The season of Advent officially begins today with the 1st Sunday of Advent.

Advent is an exciting time especially for children. Because as they see Christmas decorations appearing on the streets and shopping malls and everywhere else, they also want to be part of this decoration excitement. They too would want some Christmas decoration at home, so parents would have to drag out the Christmas tree and untangle the lights and search for those other Christmas decorations tucked away somewhere in the house.

But as much as most Christmas decorations have some kind of spiritual meaning, there is one that stands out from the rest and it symbolizes the season of Advent. At the beginning of the Mass, we blessed the Advent wreath and we lighted the first candle of the wreath.

The Advent wreath is rich in symbols. The four candles represent the four weeks of Advent in which we prepare for the celebration of the birth of Jesus. The circular wreath symbolizes the eternity of God who is without beginning or end, and that He loves us with an everlasting love. The evergreens of holly and pine represent our hope in the saving love of God, a hope which is fulfilled in the birth of the Savior and the hope of eternal salvation.

As Advent progresses, from the 1st week to the 4th week, the number of candles, are lighted accordingly. This has a profound spiritual meaning; Jesus, the light of world is coming to scatter the darkness of our sins, and with each passing week, the light of the candles in the Advent wreath grows brighter in preparation to celebrate the birth of Jesus, the true light.
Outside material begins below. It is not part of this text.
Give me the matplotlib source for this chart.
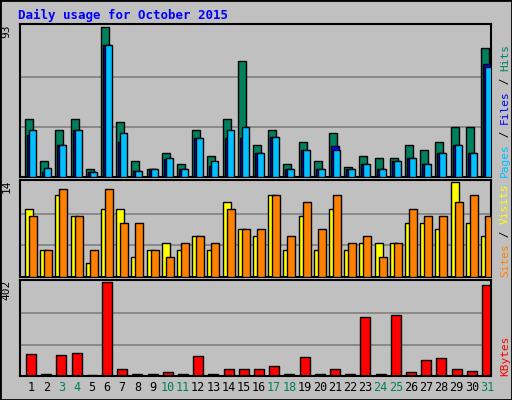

So, in Church, the Advent wreath is the symbol of the Advent season and it is placed within the sanctuary to remind us of the need to prepare ourselves spiritually for the celebration of Christmas. And as in Church, so it should be at home. Especially with the children, we the parents and adults must keep the spiritual traditions alive and find meaning and direction for our faith in the Advent season. With the stress and busyness of life, the family hardly has time for prayer, and if parents and adults do not lead the way and show the way, the children would not have any spiritual directions to follow.

So, Advent is like a spiritual alarm clock that rings into our hearts and bids us to wake up and prepare ourselves for the coming of our Savior. Yes, we must wake up but as like most mornings, the alarm clock wakes us up and then we put it to snooze and we fall back to sleep.
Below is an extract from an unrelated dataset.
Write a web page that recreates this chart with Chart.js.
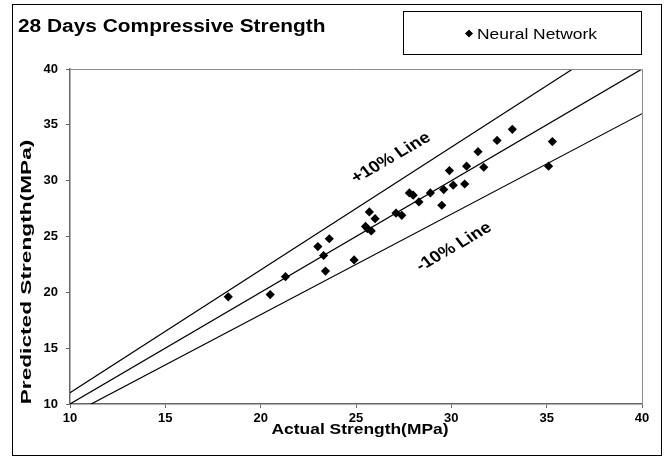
<!DOCTYPE html>
<html>
<head>
<meta charset="utf-8">
<title>28 Days Compressive Strength</title>
<script src="https://cdn.jsdelivr.net/npm/chart.js@4.4.1/dist/chart.umd.min.js"></script>
<style>
  html, body { margin: 0; padding: 0; background: #fff; }
  #wrap { position: relative; width: 669px; height: 459px; }
</style>
</head>
<body>
<div id="wrap"><canvas id="strengthChart"></canvas></div>
<script>
// Nilai dibaca dari grafik referensi (MPa)
const actualStrength = [
    18.3, 20.5, 21.3, 23.4, 23.0, 23.6, 23.3, 24.9, 25.5, 25.6, 25.8,
    25.7, 26.0, 27.1, 27.4, 27.8, 28.0, 28.3, 28.9, 29.5, 29.6, 29.9,
    30.1, 30.7, 30.8, 31.4, 31.7, 32.4, 33.2, 35.3, 35.1
];
const predictedStrength = [
    19.6, 19.8, 21.4, 21.9, 24.1, 24.8, 23.3, 22.9, 25.9, 25.7, 25.5,
    27.2, 26.6, 27.1, 26.9, 28.9, 28.7, 28.1, 28.9, 27.8, 29.2, 30.9,
    29.6, 29.7, 31.3, 32.6, 31.2, 33.6, 34.6, 33.5, 31.3
];

// Garis referensi
const refLineX = [10, 40];
const equalLineY = [10, 40];
const plus10LineY = [11, 44];
const minus10LineY = [9, 36];

const tickValues = [10, 15, 20, 25, 30, 35, 40];

const FONT = '"Liberation Sans", Arial, sans-serif';
const SX = 1.16; // teks di gambar referensi sedikit melebar

function toPoints(xs, ys) {
    return xs.map((x, i) => ({ x: x, y: ys[i] }));
}

function lineDataset(ys) {
    return {
        data: toPoints(refLineX, ys),
        showLine: true,
        borderColor: '#000',
        borderWidth: 1.2,
        pointRadius: 0,
        pointHoverRadius: 0
    };
}

// Judul, legenda, label garis dan bingkai
const decorations = {
    id: 'decorations',
    afterDraw(chart) {
        const ctx = chart.ctx;
        const area = chart.chartArea;
        ctx.save();

        // border plot area (atas / kanan)
        ctx.strokeStyle = '#8a8a8a';
        ctx.lineWidth = 1;
        ctx.beginPath();
        ctx.moveTo(area.left, area.top + 0.5);
        ctx.lineTo(area.right + 0.5, area.top + 0.5);
        ctx.lineTo(area.right + 0.5, area.bottom);
        ctx.stroke();

        // bingkai luar
        ctx.strokeStyle = '#000';
        ctx.lineWidth = 1;
        ctx.strokeRect(12.5, 4.5, 649, 451);

        ctx.fillStyle = '#000';
        ctx.textBaseline = 'alphabetic';

        // judul
        ctx.save();
        ctx.translate(18, 31.5);
        ctx.scale(SX, 1);
        ctx.font = 'bold 18px ' + FONT;
        ctx.textAlign = 'left';
        ctx.fillText('28 Days Compressive Strength', 0, 0);
        ctx.restore();

        // legenda
        ctx.strokeRect(403.5, 11.5, 238, 43);
        Chart.helpers.drawPoint(ctx, {
            pointStyle: 'rectRot', radius: 3.8, borderWidth: 0, rotation: 0
        }, 469, 33.5);
        ctx.fill();
        ctx.save();
        ctx.translate(477, 38.5);
        ctx.scale(SX, 1);
        ctx.font = '15px ' + FONT;
        ctx.textAlign = 'left';
        ctx.fillText('Neural Network', 0, 0);
        ctx.restore();

        // judul sumbu x
        ctx.save();
        ctx.translate((area.left + area.right) / 2 + 4, 433.5);
        ctx.scale(SX, 1);
        ctx.font = 'bold 15px ' + FONT;
        ctx.textAlign = 'center';
        ctx.fillText('Actual Strength(MPa)', 0, 0);
        ctx.restore();

        // judul sumbu y (memanjang)
        ctx.save();
        ctx.translate(27, 272);
        ctx.rotate(-Math.PI / 2);
        ctx.scale(1.62, 1);
        ctx.font = 'bold 14px ' + FONT;
        ctx.textAlign = 'center';
        ctx.textBaseline = 'middle';
        ctx.fillText('Predicted Strength(MPa)', 0, 0);
        ctx.restore();

        // label garis +/-10%
        const ang = Math.atan(SX * Math.tan(30 * Math.PI / 180));
        [['+10% Line', 391, 158], ['-10% Line', 454, 247]].forEach(function (lbl) {
            ctx.save();
            ctx.translate(lbl[1], lbl[2]);
            ctx.scale(SX, 1);
            ctx.rotate(-ang);
            ctx.font = 'bold 16px ' + FONT;
            ctx.textAlign = 'center';
            ctx.textBaseline = 'middle';
            ctx.fillText(lbl[0], 0, 0);
            ctx.restore();
        });

        ctx.restore();
    }
};

function axisOptions(isX) {
    return {
        type: 'linear',
        min: 10,
        max: 40,
        afterBuildTicks: function (axis) {
            axis.ticks = tickValues.map(v => ({ value: v }));
        },
        afterFit: function (scale) {
            if (isX) {
                scale.height = 55;
            } else {
                scale.width = 70;
            }
        },
        grid: {
            drawOnChartArea: false,
            drawTicks: true,
            tickLength: 4,
            color: '#666',
            lineWidth: 1
        },
        border: { display: true, color: '#666', width: 1.5 },
        ticks: {
            color: '#000',
            font: { family: FONT, size: 13, weight: 'bold' },
            padding: isX ? 3 : 8,
            maxRotation: 0
        }
    };
}

new Chart(document.getElementById('strengthChart'), {
    type: 'scatter',
    data: {
        datasets: [
            {
                label: 'Neural Network',
                data: toPoints(actualStrength, predictedStrength),
                pointStyle: 'rectRot',
                pointRadius: 4.6,
                pointHoverRadius: 4.6,
                pointBackgroundColor: '#000',
                pointBorderWidth: 0,
                showLine: false
            },
            lineDataset(plus10LineY),
            lineDataset(equalLineY),
            lineDataset(minus10LineY)
        ]
    },
    options: {
        responsive: true,
        maintainAspectRatio: false,
        animation: false,
        devicePixelRatio: 1,
        layout: { padding: { top: 69, right: 27, left: 0, bottom: 0 } },
        plugins: {
            legend: { display: false },
            title: { display: false },
            tooltip: { enabled: false }
        },
        scales: {
            x: axisOptions(true),
            y: axisOptions(false)
        }
    },
    plugins: [decorations]
});
</script>
</body>
</html>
That’s why in the gospel, Jesus urges us to stay awake, and be on our guard against complacency and carelessness. More so in this time of Advent when we should be preparing ourselves with prayer, we will be tempted to busy ourselves with shopping for gifts and just getting materially prepared for Christmas but neglecting the spiritual aspects.

So, if we don’t have an Advent wreath, then it would certainly be meaningful to get one. Jesus wants to come into our lives with His light and blessings. He wants to bring us healing from the darkness of our sins and help us be reconciled with one another especially in the family.

He wants to be in our families so that we can experience His love and joy and peace with each other. But we must invite Him, and the Advent wreath would be the means to bring the family together in prayer and to let the light of Christ shine in our hearts and bring about the warmth of love and peace that we always wanted for our families and for ourselves.

We only need to stay awake and be vigilant in prayer. Lighting the candles of the Advent wreath and praying together as a family may be a little and humble act but the blessings that Jesus gives will be bountiful.

We just have to stay awake in prayer to receive true blessings.